◆ Short exercise
Identify every line in the records below that contains the word "this", and reproduce each one.

START Data

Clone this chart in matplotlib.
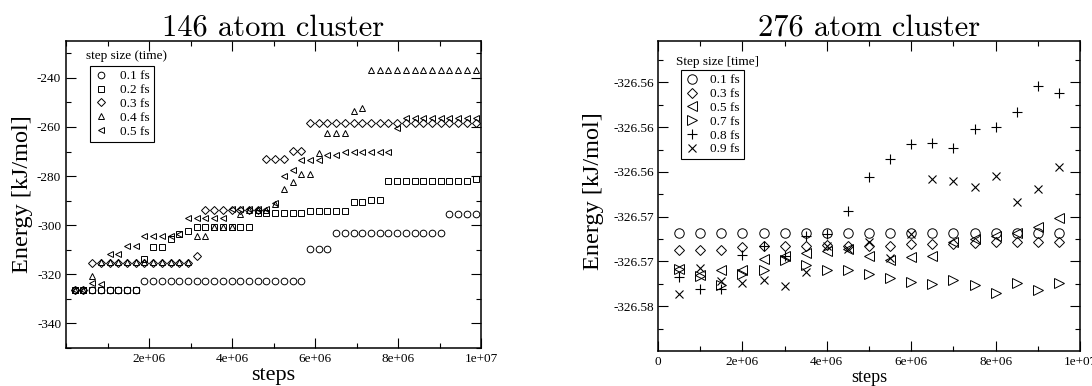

END Data
START Data

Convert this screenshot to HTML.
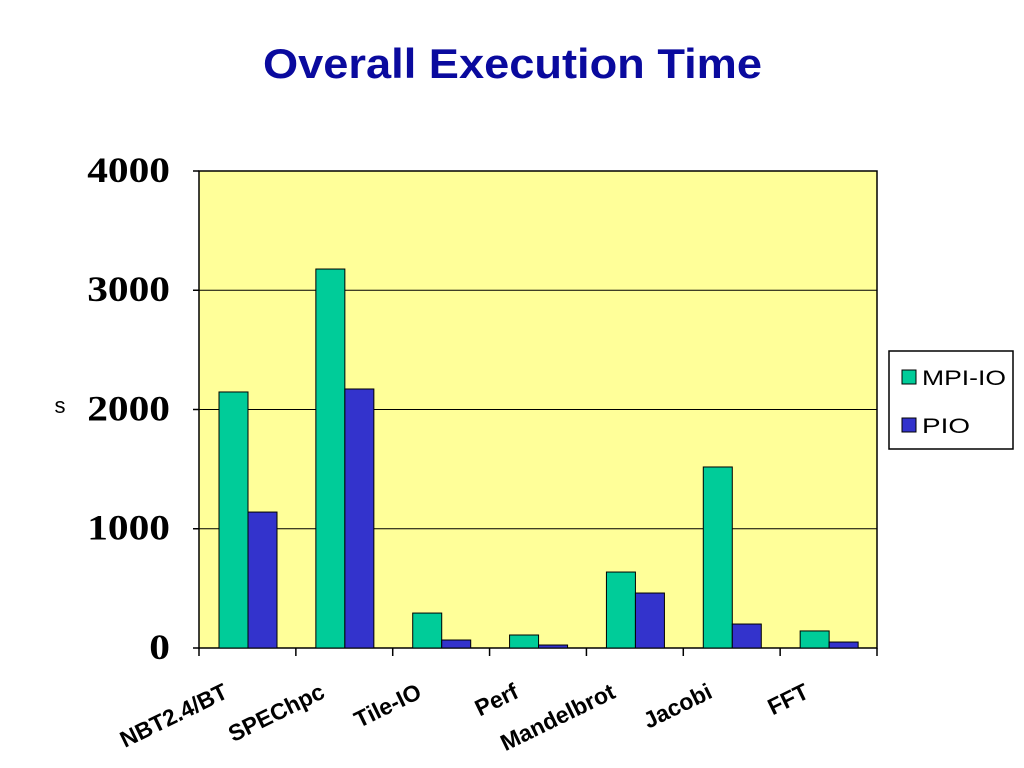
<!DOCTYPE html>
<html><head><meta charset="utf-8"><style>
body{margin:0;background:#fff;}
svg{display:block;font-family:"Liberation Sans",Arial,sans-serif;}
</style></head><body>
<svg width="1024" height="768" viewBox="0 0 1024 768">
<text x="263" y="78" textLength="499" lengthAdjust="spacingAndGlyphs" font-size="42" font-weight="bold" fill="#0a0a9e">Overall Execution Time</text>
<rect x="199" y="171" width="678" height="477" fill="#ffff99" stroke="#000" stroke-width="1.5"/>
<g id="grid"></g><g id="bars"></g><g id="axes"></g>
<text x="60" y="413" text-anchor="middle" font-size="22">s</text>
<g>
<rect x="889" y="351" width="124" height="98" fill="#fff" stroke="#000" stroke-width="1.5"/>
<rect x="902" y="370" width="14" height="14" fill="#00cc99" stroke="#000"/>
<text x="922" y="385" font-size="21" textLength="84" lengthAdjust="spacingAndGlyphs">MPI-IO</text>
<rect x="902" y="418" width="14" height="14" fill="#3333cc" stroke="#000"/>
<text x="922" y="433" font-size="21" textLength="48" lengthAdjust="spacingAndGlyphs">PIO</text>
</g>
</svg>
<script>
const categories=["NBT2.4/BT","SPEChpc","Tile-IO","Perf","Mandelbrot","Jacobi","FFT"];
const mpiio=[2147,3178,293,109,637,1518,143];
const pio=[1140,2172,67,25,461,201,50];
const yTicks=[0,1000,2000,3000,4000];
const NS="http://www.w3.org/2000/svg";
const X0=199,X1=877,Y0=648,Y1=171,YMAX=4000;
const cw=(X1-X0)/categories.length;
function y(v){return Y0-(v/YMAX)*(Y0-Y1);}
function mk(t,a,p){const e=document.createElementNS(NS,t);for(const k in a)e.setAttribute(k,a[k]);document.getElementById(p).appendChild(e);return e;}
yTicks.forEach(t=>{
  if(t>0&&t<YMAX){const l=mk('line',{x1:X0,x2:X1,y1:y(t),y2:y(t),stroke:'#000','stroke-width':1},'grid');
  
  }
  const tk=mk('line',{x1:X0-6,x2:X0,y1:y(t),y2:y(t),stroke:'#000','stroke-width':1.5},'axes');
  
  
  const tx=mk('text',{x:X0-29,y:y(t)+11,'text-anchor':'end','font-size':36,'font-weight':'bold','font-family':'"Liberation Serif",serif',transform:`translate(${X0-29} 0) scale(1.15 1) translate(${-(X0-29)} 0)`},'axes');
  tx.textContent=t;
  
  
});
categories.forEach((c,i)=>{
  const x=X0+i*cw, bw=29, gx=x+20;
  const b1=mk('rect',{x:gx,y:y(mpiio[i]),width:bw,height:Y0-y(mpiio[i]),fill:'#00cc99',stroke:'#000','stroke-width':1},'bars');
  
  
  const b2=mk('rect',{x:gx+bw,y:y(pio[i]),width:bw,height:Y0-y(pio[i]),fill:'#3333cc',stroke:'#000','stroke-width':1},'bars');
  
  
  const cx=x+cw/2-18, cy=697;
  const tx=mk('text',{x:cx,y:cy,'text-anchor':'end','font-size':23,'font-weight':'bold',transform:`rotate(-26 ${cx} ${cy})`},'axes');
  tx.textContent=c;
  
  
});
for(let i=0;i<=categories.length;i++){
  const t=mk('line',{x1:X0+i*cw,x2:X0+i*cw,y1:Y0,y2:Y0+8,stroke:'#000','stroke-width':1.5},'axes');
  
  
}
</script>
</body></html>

END Data

◆ Complete output
Clone this chart in matplotlib.
Convert this screenshot to HTML.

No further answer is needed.